Patricia Shone
Patricia Shone was born in Scotland but grew up in South Devon where she met clay at school. After studying ceramics in London, finances and a love of food led her into working as a chef both there and in Italy. Eventually the cooking took her to Skye where she returned to potting and where she has remained for twenty years.
“My work is informed by the powerful landscape around me on the Isle of Skye. It develops in response to the feeling of connection with its inhabitants and their passage across the land. By walking the paths of predecessors I contribute to the formation of the paths at the same time as obliterating previous footsteps; as an incomer to this community I absorb and am changed by its culture whilst altering it by my presence here. The nuances of contradiction in the human experience of life are very visible here, but the community survives, just as the surfaces of the land are eroded but the substance of it remains constant and immutable.
I make mostly functional forms, boxes, bowls, jars, rather than direct representation of the landscape, because they are innately human vessels; they represent the human condition of surface and content.
The natural textures produced by clay reflect the formation and erosion in the geology of the land. The techniques I use to make my pots encourage the development of these textures on the surface of a tight and formal vessel.

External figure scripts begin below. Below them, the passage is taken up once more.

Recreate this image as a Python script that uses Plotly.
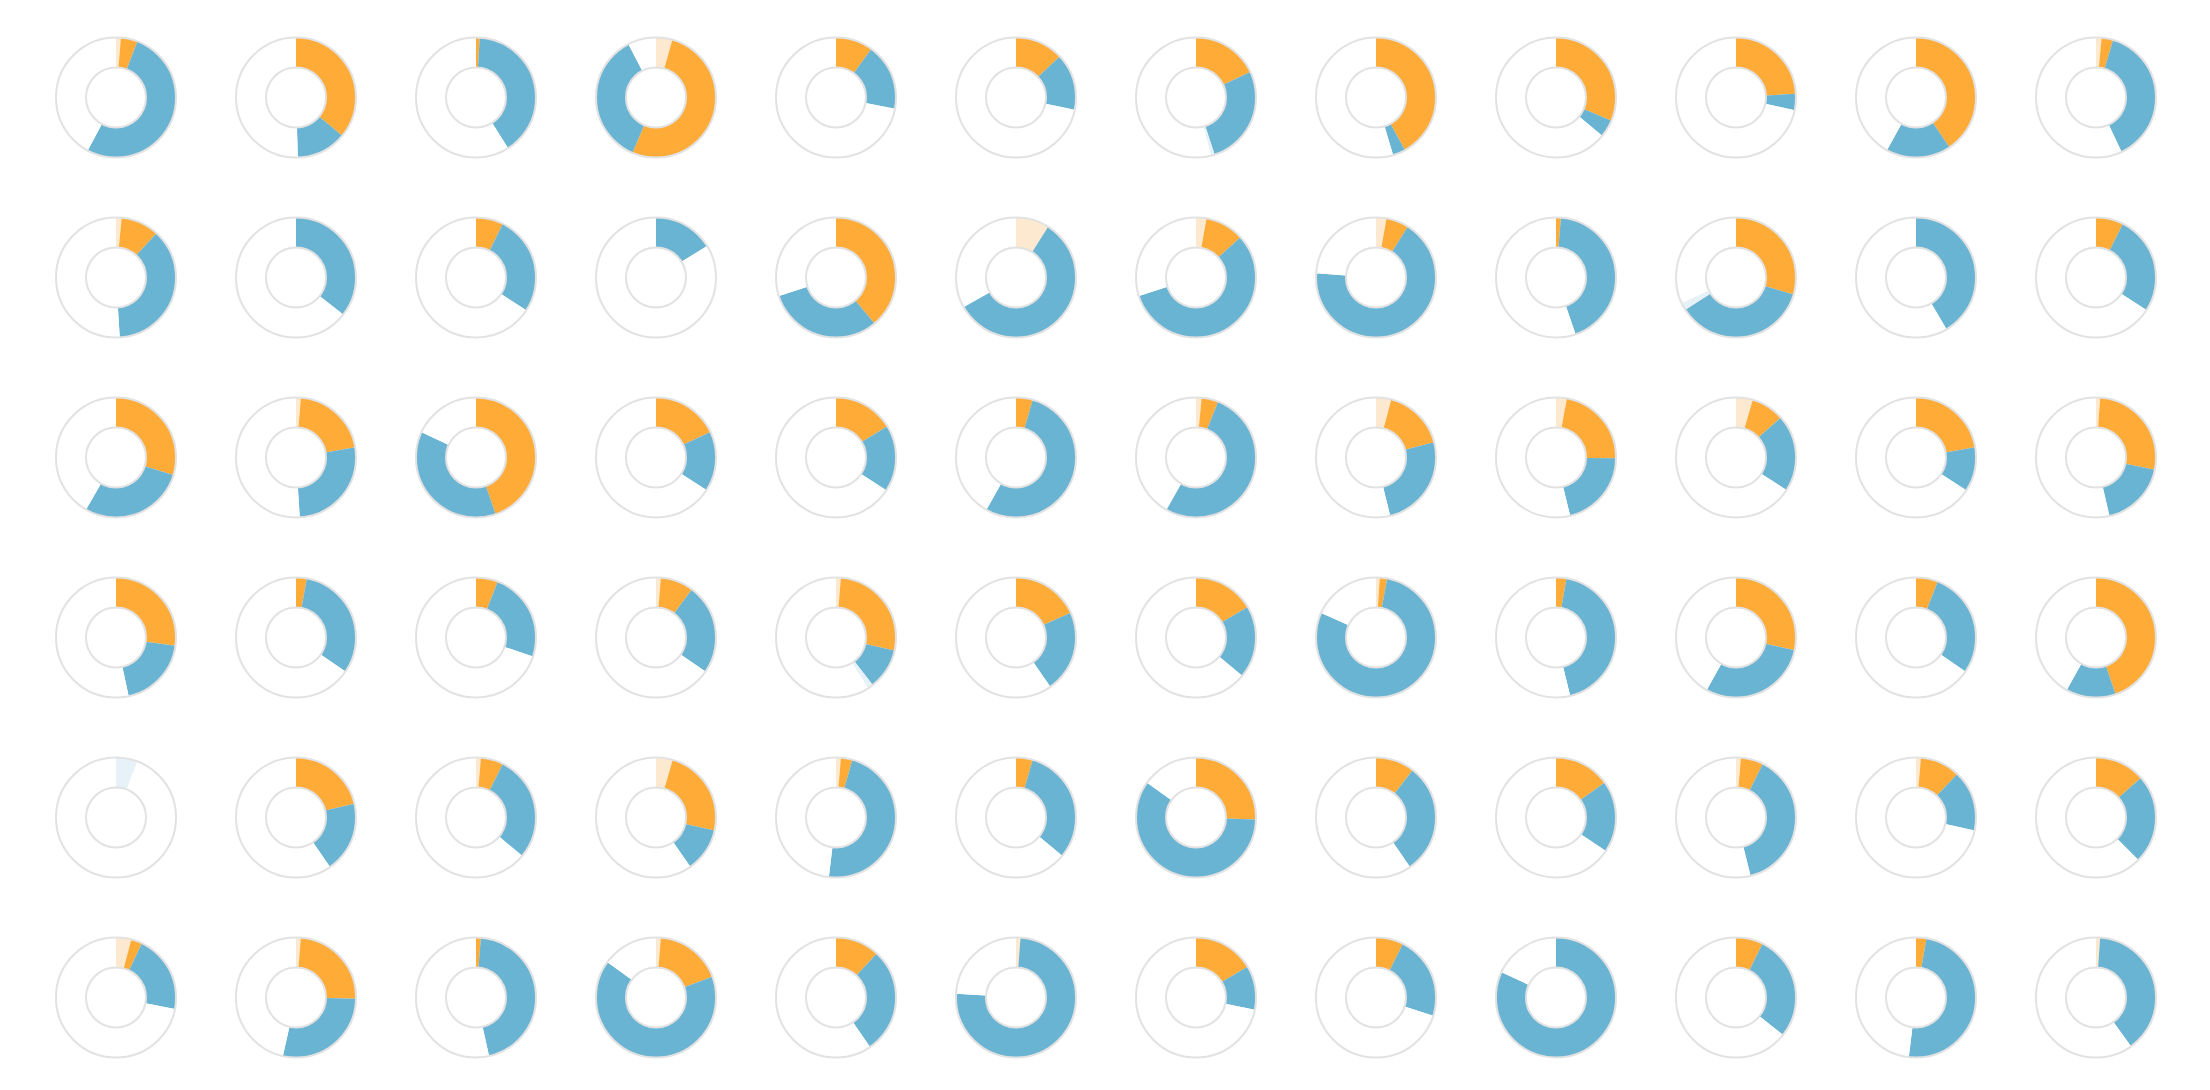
import plotly.graph_objects as go

# Segment shares per donut (row-major, 6 rows x 12 columns), clockwise from 12 o'clock
pale_orange = [
    0.013, 0, 0, 0.044, 0, 0, 0, 0, 0, 0, 0, 0.015,
    0.015, 0, 0, 0, 0, 0.09, 0.028, 0.028, 0, 0, 0, 0,
    0, 0.013, 0, 0, 0, 0, 0.015, 0.041, 0.029, 0.045, 0, 0.011,
    0, 0, 0, 0.013, 0.013, 0, 0, 0.01, 0, 0, 0, 0,
    0, 0, 0.013, 0.045, 0.013, 0, 0, 0, 0, 0.013, 0.013, 0,
    0.041, 0.013, 0, 0.013, 0, 0.012, 0, 0, 0, 0, 0, 0.011,
]
orange = [
    0.045, 0.36, 0.01, 0.52, 0.10, 0.13, 0.18, 0.42, 0.313, 0.24, 0.406, 0.031,
    0.103, 0, 0.074, 0, 0.389, 0, 0.105, 0.061, 0.013, 0.296, 0, 0.074,
    0.297, 0.21, 0.447, 0.18, 0.163, 0.045, 0.045, 0.168, 0.223, 0.089, 0.223, 0.272,
    0.272, 0.029, 0.059, 0.089, 0.272, 0.182, 0.165, 0.02, 0.028, 0.284, 0.059, 0.447,
    0, 0.213, 0.061, 0.24, 0.031, 0.045, 0.255, 0.105, 0.151, 0.061, 0.108, 0.135,
    0.03, 0.24, 0.013, 0.181, 0.119, 0, 0.164, 0.074, 0, 0.073, 0.028, 0,
]
blue = [
    0.52, 0.135, 0.40, 0.36, 0.18, 0.153, 0.27, 0.034, 0.047, 0.044, 0.174, 0.384,
    0.372, 0.356, 0.268, 0.162, 0.311, 0.578, 0.567, 0.672, 0.434, 0.364, 0.415, 0.267,
    0.286, 0.267, 0.372, 0.161, 0.179, 0.537, 0.522, 0.253, 0.21, 0.207, 0.119, 0.181,
    0.194, 0.317, 0.242, 0.244, 0.11, 0.221, 0.195, 0.787, 0.434, 0.297, 0.287, 0.134,
    0, 0.191, 0.286, 0.118, 0.475, 0.315, 0.593, 0.299, 0.193, 0.387, 0.164, 0.24,
    0.21, 0.282, 0.452, 0.656, 0.285, 0.748, 0.119, 0.225, 0.819, 0.284, 0.491, 0.39,
]
pale_blue = [
    0, 0, 0, 0, 0, 0, 0.01, 0, 0, 0, 0, 0,
    0, 0, 0, 0, 0, 0, 0, 0, 0, 0.02, 0, 0,
    0, 0, 0, 0, 0, 0, 0, 0, 0, 0, 0, 0,
    0, 0, 0, 0, 0.015, 0, 0, 0, 0, 0, 0, 0,
    0.058, 0, 0, 0, 0, 0, 0, 0, 0, 0, 0, 0,
    0, 0, 0, 0, 0, 0, 0, 0, 0, 0, 0, 0,
]
segment_names = ["pale orange", "orange", "blue", "pale blue", "rest"]
segment_colors = ["#fde9cf", "#feab38", "#69b3d3", "#e7f1f8", "#ffffff"]

N_ROWS, N_COLS = 6, 12
W, H = 2210, 1090
CELL = 180
X0, Y0 = 26, 7.5
R = 60

fig = go.Figure()
for idx in range(N_ROWS * N_COLS):
    r, c = divmod(idx, N_COLS)
    cx = X0 + CELL * c + CELL / 2
    cy = Y0 + CELL * r + CELL / 2
    dom = dict(x=[(cx - R) / W, (cx + R) / W], y=[1 - (cy + R) / H, 1 - (cy - R) / H])
    vals = [pale_orange[idx], orange[idx], blue[idx], pale_blue[idx]]
    vals.append(max(0.0, 1 - sum(vals)))
    fig.add_trace(go.Pie(
        values=vals, labels=segment_names, domain=dom, hole=0.5, sort=False,
        direction="clockwise", rotation=0, textinfo="none",
        marker=dict(colors=segment_colors, line=dict(width=0)),
        showlegend=False, hoverinfo="label+percent",
    ))
    fig.add_trace(go.Pie(
        values=[1], labels=["outline"], domain=dom, hole=0.5, sort=False,
        textinfo="none", marker=dict(colors=["rgba(0,0,0,0)"], line=dict(color="#e2e2e2", width=2)),
        showlegend=False, hoverinfo="skip",
    ))

fig.update_layout(
    width=W, height=H, margin=dict(l=0, r=0, t=0, b=0),
    paper_bgcolor="white", plot_bgcolor="white",
)
fig.write_html("out.html")
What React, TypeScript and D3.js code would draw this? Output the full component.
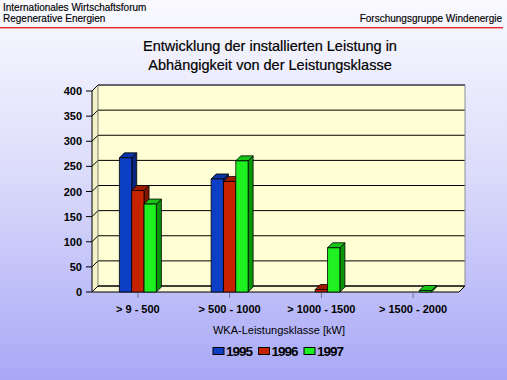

It has taken many years for me to begin to understand this path in my work, and that our scars from living can be seen mirrored in the scars on the land.”
Patricia uses techniques in her clay work which reflect these processes. The pieces are hand formed by texturing and stretching. Sometimes by throwing, sometimes carving from solid lumps. The muted colours are achieved with oxides, slips and glazes but most of all by the firing processes and different clay bodies.
“I want the natural forms, colours and textures of the work to engage the viewer with a landscape beyond daily experience. As we advance, technologically, the surfaces we touch become increasingly synthetic and machine finished. I feel that what challenges us now is the reality of nature – wild, uncomfortable, dirty, unpackaged, visceral experience.”